◆ **Exercise brief**: Omit pictures and quote the listing below line by line, from its start through the line that holds "import matplotlib.pyplot as plt".

◆ **Dataset content**:
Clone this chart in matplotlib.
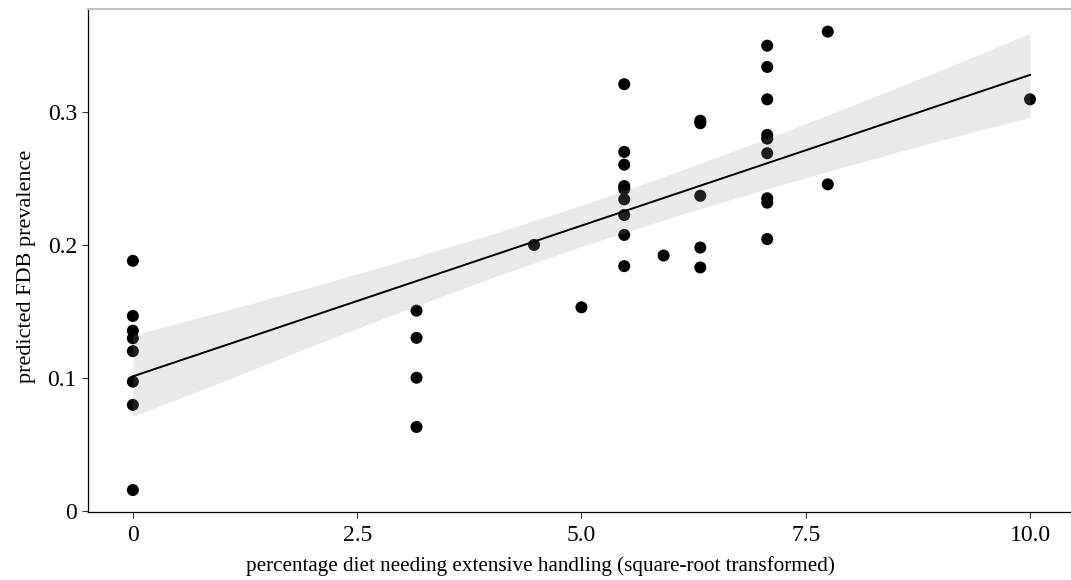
import numpy as np
import matplotlib
matplotlib.use("Agg")
import matplotlib.pyplot as plt

# points (x = sqrt of percentage diet)
diet_x = [0, 0, 0, 0, 0, 0, 0, 0,
          3.162, 3.162, 3.162, 3.162,
          4.472, 5.0,
          5.477, 5.477, 5.477, 5.477, 5.477, 5.477, 5.477, 5.477, 5.477,
          5.916,
          6.325, 6.325, 6.325, 6.325, 6.325,
          7.071, 7.071, 7.071, 7.071, 7.071, 7.071, 7.071, 7.071, 7.071,
          7.746, 7.746,
          10.0]
fdb_y = [0.188, 0.1465, 0.1354, 0.1297, 0.120, 0.097, 0.0795, 0.0154,
         0.1505, 0.130, 0.100, 0.0629,
         0.200, 0.153,
         0.321, 0.270, 0.2604, 0.2443, 0.242, 0.2343, 0.2225, 0.2075, 0.184,
         0.192,
         0.2935, 0.2916, 0.237, 0.198, 0.183,
         0.350, 0.334, 0.3096, 0.2828, 0.280, 0.269, 0.2351, 0.2318, 0.2044,
         0.3606, 0.2456,
         0.3096]

# fitted line and confidence band
fit_x = [0, 10]
fit_y = [0.101, 0.328]
band_x = [0, 1, 2, 3, 4, 5, 6, 7, 8, 9, 10]
band_hi = [0.132, 0.150, 0.1685, 0.188, 0.208, 0.2298, 0.2534, 0.2784, 0.3045, 0.3313, 0.3594]
band_lo = [0.071, 0.097, 0.1241, 0.150, 0.1752, 0.1988, 0.2206, 0.2408, 0.2601, 0.2787, 0.296]

xticks = [0, 2.5, 5.0, 7.5, 10.0]
xtick_labels = ["0", "2.5", "5.0", "7.5", "10.0"]
yticks = [0, 0.1, 0.2, 0.3]
ytick_labels = ["0", "0.1", "0.2", "0.3"]

plt.rcParams['font.family'] = ['Liberation Serif', 'DejaVu Serif']

fig = plt.figure(figsize=(10.71, 5.8), dpi=100)
ax = fig.add_axes([88 / 1071, 1 - 511.5 / 580, 1 - 88 / 1071, (511.5 - 8.5) / 580])

ax.scatter(diet_x, fdb_y, s=75, color="black", edgecolors="none", zorder=2)
ax.fill_between(band_x, band_lo, band_hi, color="#999999", alpha=0.2, linewidth=0, zorder=3)
ax.plot(fit_x, fit_y, color="black", linewidth=1.4, zorder=4)

ax.set_xlim(-0.5, 10.457)
ax.set_ylim(-0.00075, 0.378)

ax.set_xticks(xticks)
ax.set_xticklabels(xtick_labels)
ax.set_yticks(yticks)
ax.set_yticklabels(ytick_labels)
ax.tick_params(axis="both", labelsize=17, length=4, width=0.8, color="#333333")
ax.tick_params(axis="x", pad=6)
ax.tick_params(axis="y", pad=4)

for side in ["left", "bottom"]:
    ax.spines[side].set_color("black")
    ax.spines[side].set_linewidth(0.9)
ax.spines["top"].set_color("#bebebe")
ax.spines["top"].set_linewidth(1.5)
ax.spines["right"].set_visible(False)

ax.set_xlabel("percentage diet needing extensive handling (square-root transformed)", fontsize=15.2)
ax.xaxis.set_label_coords((540 - 88) / 983, -(566 - 511.5) / 503, transform=ax.transAxes)
ax.xaxis.label.set_va("center")
ax.set_ylabel("predicted FDB prevalence", fontsize=16)
ax.yaxis.set_label_coords(-(88 - 27) / 983, (511.5 - 266) / 503, transform=ax.transAxes)
ax.yaxis.label.set_va("center")

fig.savefig("out.png", dpi=100)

◆ **Answer to this exercise**:
Clone this chart in matplotlib.
import numpy as np
import matplotlib
matplotlib.use("Agg")
import matplotlib.pyplot as plt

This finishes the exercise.